====== PROVIDED MATERIAL ======

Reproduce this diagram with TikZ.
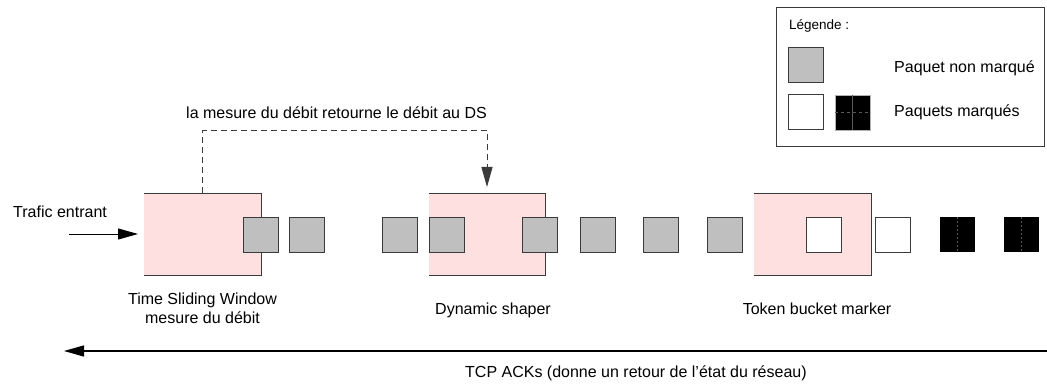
\documentclass[tikz,border=0pt]{standalone}
\usepackage{fontspec}
\setmainfont{Liberation Sans}
\usetikzlibrary{arrows.meta}
\definecolor{pinkbox}{HTML}{FFE0E1}
\definecolor{pktgray}{HTML}{BFBFBF}
\definecolor{edge}{HTML}{3A3A3A}
\begin{document}
\begin{tikzpicture}[x=1pt,y=-1pt,
  every node/.style={font=\fontsize{16}{19}\selectfont, text=black},
  procbox/.style={fill=pinkbox, minimum width=117pt, minimum height=82pt, inner sep=0pt, outer sep=0pt},
  pkt/.style={draw=edge, line width=1pt, minimum size=35pt, inner sep=0pt, outer sep=0pt},
  graypkt/.style={pkt, fill=pktgray},
  whitepkt/.style={pkt, fill=white},
  blackpkt/.style={fill=black, minimum size=35pt, inner sep=0pt, outer sep=0pt},
  edgeline/.style={draw=edge, line width=1pt},
  tip/.style={-{Triangle[length=20pt,width=11pt]}},
  lbl/.style={inner sep=0pt, anchor=west}
]
\useasboundingbox (0,0) rectangle (1047,385);

% legend
\node[draw=edge, line width=1pt, minimum width=268pt, minimum height=139pt, inner sep=0pt] (legend) at (910,77.5) {};
\node[lbl, font=\fontsize{13.5}{16}\selectfont] (legtitle) at (789,26) {Légende :};
\node[graypkt, minimum size=35pt] (lgray) at (806,65.5) {};
\node[whitepkt] (lwhite) at (806,112.5) {};
\node[blackpkt, draw=gray!60, line width=0.6pt] (lblack) at (852.5,112.5) {};
\draw[gray!70!black, line width=0.4pt, dashed] (lblack.west) -- (lblack.east);
\draw[gray!70!black, line width=0.4pt] (lblack.north) -- (lblack.south);
\node[lbl] (lnon) at (894,68) {Paquet non marqué};
\node[lbl] (lmar) at (894,112) {Paquets marqués};

% process boxes
\node[procbox] (tsw) at (202.5,234) {};
\node[procbox, minimum width=116pt] (ds) at (487,234) {};
\node[procbox] (tbm) at (812.5,234) {};
\foreach \b in {tsw,ds,tbm}{
  \draw[edgeline] (\b.north west) -- (\b.north east) -- (\b.south east) -- (\b.south west);
}

% packets
\foreach \x [count=\i] in {243,289,382,429,522,580,643,707}{
  \node[graypkt] (g\i) at (\x+17.5,234.5) {};
}
\node[whitepkt] (w1) at (823.5,234.5) {};
\node[whitepkt] (w2) at (892.5,234.5) {};
\node[blackpkt] (b1) at (957,234.5) {};
\node[blackpkt] (b2) at (1021,234.5) {};
\foreach \b in {b1,b2}{
  \draw[gray!70!black, line width=0.4pt, dash pattern=on 2pt off 2pt] (\b.north) -- (\b.south);
}

% labels
\node[lbl] (trafic) at (13,212) {Trafic entrant};
\node[align=center, inner sep=0pt] (tswlbl) at (202.5,308.5) {Time Sliding Window\\mesure du débit};
\node[inner sep=0pt] (dslbl) at (493,310) {Dynamic shaper};
\node[inner sep=0pt] (tbmlbl) at (817,309) {Token bucket marker};
\node[lbl] (mesure) at (186,113) {la mesure du débit retourne le débit au DS};
\node[lbl] (tcp) at (465,373) {TCP ACKs (donne un retour de l’état du réseau)};

% incoming traffic arrow
\coordinate (tin) at (69,234);
\draw[line width=1pt, tip, shorten >=6pt] (tin) -- (tin -| tsw.west);

% dashed feedback
\coordinate (fb) at (0,131);
\draw[edgeline, dash pattern=on 6pt off 4pt, tip, shorten >=6pt]
  (tsw.north) -- (tsw.north |- fb) -| (ds.north);

% TCP ACK arrow
\coordinate (ackstart) at (1047,351);
\coordinate (ackend) at (64,351);
\draw[line width=1.3pt, tip] (ackstart) -- (ackend);
\end{tikzpicture}
\end{document}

======

• _OBJECTIVE_: Leave out the pictures and copy the rest of the material above exactly.

• _ANSWER_:
Reproduce this diagram with TikZ.
\documentclass[tikz,border=0pt]{standalone}
\usepackage{fontspec}
\setmainfont{Liberation Sans}
\usetikzlibrary{arrows.meta}
\definecolor{pinkbox}{HTML}{FFE0E1}
\definecolor{pktgray}{HTML}{BFBFBF}
\definecolor{edge}{HTML}{3A3A3A}
\begin{document}
\begin{tikzpicture}[x=1pt,y=-1pt,
  every node/.style={font=\fontsize{16}{19}\selectfont, text=black},
  procbox/.style={fill=pinkbox, minimum width=117pt, minimum height=82pt, inner sep=0pt, outer sep=0pt},
  pkt/.style={draw=edge, line width=1pt, minimum size=35pt, inner sep=0pt, outer sep=0pt},
  graypkt/.style={pkt, fill=pktgray},
  whitepkt/.style={pkt, fill=white},
  blackpkt/.style={fill=black, minimum size=35pt, inner sep=0pt, outer sep=0pt},
  edgeline/.style={draw=edge, line width=1pt},
  tip/.style={-{Triangle[length=20pt,width=11pt]}},
  lbl/.style={inner sep=0pt, anchor=west}
]
\useasboundingbox (0,0) rectangle (1047,385);

% legend
\node[draw=edge, line width=1pt, minimum width=268pt, minimum height=139pt, inner sep=0pt] (legend) at (910,77.5) {};
\node[lbl, font=\fontsize{13.5}{16}\selectfont] (legtitle) at (789,26) {Légende :};
\node[graypkt, minimum size=35pt] (lgray) at (806,65.5) {};
\node[whitepkt] (lwhite) at (806,112.5) {};
\node[blackpkt, draw=gray!60, line width=0.6pt] (lblack) at (852.5,112.5) {};
\draw[gray!70!black, line width=0.4pt, dashed] (lblack.west) -- (lblack.east);
\draw[gray!70!black, line width=0.4pt] (lblack.north) -- (lblack.south);
\node[lbl] (lnon) at (894,68) {Paquet non marqué};
\node[lbl] (lmar) at (894,112) {Paquets marqués};

% process boxes
\node[procbox] (tsw) at (202.5,234) {};
\node[procbox, minimum width=116pt] (ds) at (487,234) {};
\node[procbox] (tbm) at (812.5,234) {};
\foreach \b in {tsw,ds,tbm}{
  \draw[edgeline] (\b.north west) -- (\b.north east) -- (\b.south east) -- (\b.south west);
}

% packets
\foreach \x [count=\i] in {243,289,382,429,522,580,643,707}{
  \node[graypkt] (g\i) at (\x+17.5,234.5) {};
}
\node[whitepkt] (w1) at (823.5,234.5) {};
\node[whitepkt] (w2) at (892.5,234.5) {};
\node[blackpkt] (b1) at (957,234.5) {};
\node[blackpkt] (b2) at (1021,234.5) {};
\foreach \b in {b1,b2}{
  \draw[gray!70!black, line width=0.4pt, dash pattern=on 2pt off 2pt] (\b.north) -- (\b.south);
}

% labels
\node[lbl] (trafic) at (13,212) {Trafic entrant};
\node[align=center, inner sep=0pt] (tswlbl) at (202.5,308.5) {Time Sliding Window\\mesure du débit};
\node[inner sep=0pt] (dslbl) at (493,310) {Dynamic shaper};
\node[inner sep=0pt] (tbmlbl) at (817,309) {Token bucket marker};
\node[lbl] (mesure) at (186,113) {la mesure du débit retourne le débit au DS};
\node[lbl] (tcp) at (465,373) {TCP ACKs (donne un retour de l’état du réseau)};

% incoming traffic arrow
\coordinate (tin) at (69,234);
\draw[line width=1pt, tip, shorten >=6pt] (tin) -- (tin -| tsw.west);

% dashed feedback
\coordinate (fb) at (0,131);
\draw[edgeline, dash pattern=on 6pt off 4pt, tip, shorten >=6pt]
  (tsw.north) -- (tsw.north |- fb) -| (ds.north);

% TCP ACK arrow
\coordinate (ackstart) at (1047,351);
\coordinate (ackend) at (64,351);
\draw[line width=1.3pt, tip] (ackstart) -- (ackend);
\end{tikzpicture}
\end{document}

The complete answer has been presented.